Collected data.
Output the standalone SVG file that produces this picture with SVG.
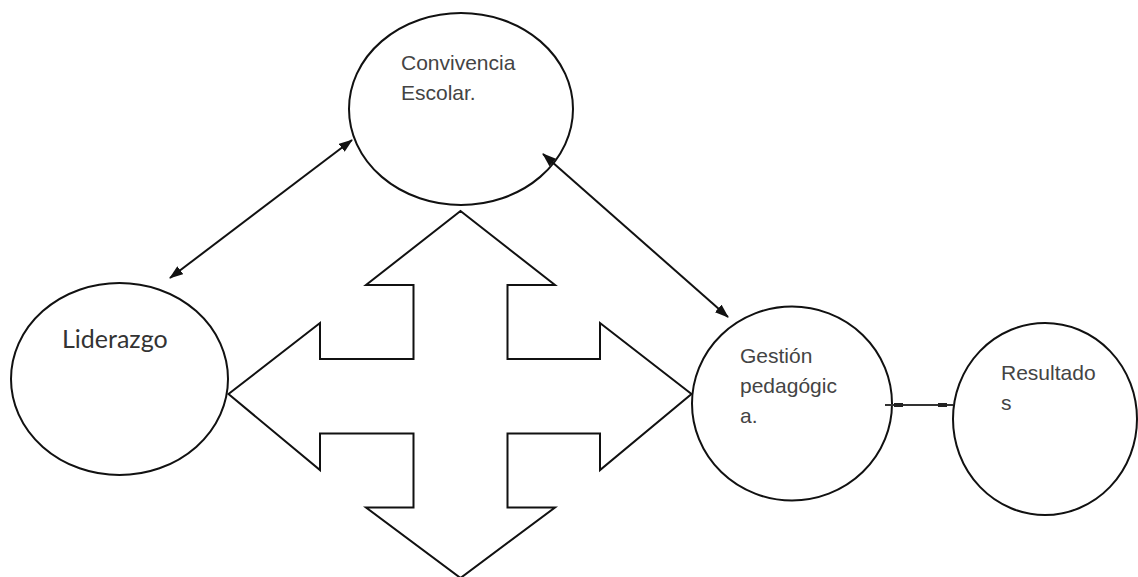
<svg xmlns="http://www.w3.org/2000/svg" width="1138" height="577" viewBox="0 0 1138 577">
<style>
.node{fill:#fff;stroke:#111;stroke-width:2}
.lbl{font-family:"Liberation Sans",Arial,sans-serif;font-size:21px;fill:#444}
.cal{font-family:Lato,"Open Sans",sans-serif;font-size:25px;fill:#333}
.conn{stroke:#111;stroke-width:2;fill:none}
</style>
<defs>
<marker id="ah" viewBox="0 0 14 10" refX="13" refY="5" markerWidth="14" markerHeight="10" markerUnits="userSpaceOnUse" orient="auto-start-reverse">
<path d="M0,0 L14,5 L0,10 Z" fill="#111"/>
</marker>
</defs>
<rect width="1138" height="577" fill="#fff"/>
<g id="cross">
<path class="node" d="M460.5,211 L555,285 L507.5,285 L507.5,359 L600,359 L600,323 L691.5,394 L600,470 L600,433.5 L507.5,433.5 L507.5,507.5 L555,507.5 L460.5,578 L366,507.5 L413.5,507.5 L413.5,433.5 L320,433.5 L320,470 L228.5,394 L320,323 L320,359 L413.5,359 L413.5,285 L366,285 Z"/>
</g>
<g id="convivencia">
<ellipse class="node" cx="461" cy="109" rx="112" ry="96"/>
<text class="lbl" x="401" y="70">Convivencia</text>
<text class="lbl" x="401" y="100">Escolar.</text>
</g>
<g id="liderazgo">
<ellipse class="node" cx="119.5" cy="379" rx="108.5" ry="96"/>
<text class="cal" x="62" y="348">Liderazgo</text>
</g>
<g id="gestion">
<ellipse class="node" cx="792" cy="403.5" rx="100" ry="97"/>
<text class="lbl" x="740" y="363">Gestión</text>
<text class="lbl" x="740" y="393">pedagógic</text>
<text class="lbl" x="740" y="423">a.</text>
</g>
<g id="resultados">
<ellipse class="node" cx="1045" cy="419" rx="92" ry="96"/>
<text class="lbl" x="1001" y="380">Resultado</text>
<text class="lbl" x="1001" y="410">s</text>
</g>
<g id="connectors">
<line class="conn" x1="170" y1="278" x2="352" y2="140" marker-start="url(#ah)" marker-end="url(#ah)"/>
<line class="conn" x1="543" y1="154" x2="728" y2="317" marker-start="url(#ah)" marker-end="url(#ah)"/>
<line x1="885" y1="405" x2="953" y2="405" stroke="#333" stroke-width="2"/>
<rect x="894" y="403" width="9" height="4" fill="#222"/>
<rect x="938" y="403" width="9" height="4" fill="#222"/>
</g>
</svg>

Set exercise.
Repeat the listing in full and exactly. Do not include any images.

Written solution.
Output the standalone SVG file that produces this picture with SVG.
<svg xmlns="http://www.w3.org/2000/svg" width="1138" height="577" viewBox="0 0 1138 577">
<style>
.node{fill:#fff;stroke:#111;stroke-width:2}
.lbl{font-family:"Liberation Sans",Arial,sans-serif;font-size:21px;fill:#444}
.cal{font-family:Lato,"Open Sans",sans-serif;font-size:25px;fill:#333}
.conn{stroke:#111;stroke-width:2;fill:none}
</style>
<defs>
<marker id="ah" viewBox="0 0 14 10" refX="13" refY="5" markerWidth="14" markerHeight="10" markerUnits="userSpaceOnUse" orient="auto-start-reverse">
<path d="M0,0 L14,5 L0,10 Z" fill="#111"/>
</marker>
</defs>
<rect width="1138" height="577" fill="#fff"/>
<g id="cross">
<path class="node" d="M460.5,211 L555,285 L507.5,285 L507.5,359 L600,359 L600,323 L691.5,394 L600,470 L600,433.5 L507.5,433.5 L507.5,507.5 L555,507.5 L460.5,578 L366,507.5 L413.5,507.5 L413.5,433.5 L320,433.5 L320,470 L228.5,394 L320,323 L320,359 L413.5,359 L413.5,285 L366,285 Z"/>
</g>
<g id="convivencia">
<ellipse class="node" cx="461" cy="109" rx="112" ry="96"/>
<text class="lbl" x="401" y="70">Convivencia</text>
<text class="lbl" x="401" y="100">Escolar.</text>
</g>
<g id="liderazgo">
<ellipse class="node" cx="119.5" cy="379" rx="108.5" ry="96"/>
<text class="cal" x="62" y="348">Liderazgo</text>
</g>
<g id="gestion">
<ellipse class="node" cx="792" cy="403.5" rx="100" ry="97"/>
<text class="lbl" x="740" y="363">Gestión</text>
<text class="lbl" x="740" y="393">pedagógic</text>
<text class="lbl" x="740" y="423">a.</text>
</g>
<g id="resultados">
<ellipse class="node" cx="1045" cy="419" rx="92" ry="96"/>
<text class="lbl" x="1001" y="380">Resultado</text>
<text class="lbl" x="1001" y="410">s</text>
</g>
<g id="connectors">
<line class="conn" x1="170" y1="278" x2="352" y2="140" marker-start="url(#ah)" marker-end="url(#ah)"/>
<line class="conn" x1="543" y1="154" x2="728" y2="317" marker-start="url(#ah)" marker-end="url(#ah)"/>
<line x1="885" y1="405" x2="953" y2="405" stroke="#333" stroke-width="2"/>
<rect x="894" y="403" width="9" height="4" fill="#222"/>
<rect x="938" y="403" width="9" height="4" fill="#222"/>
</g>
</svg>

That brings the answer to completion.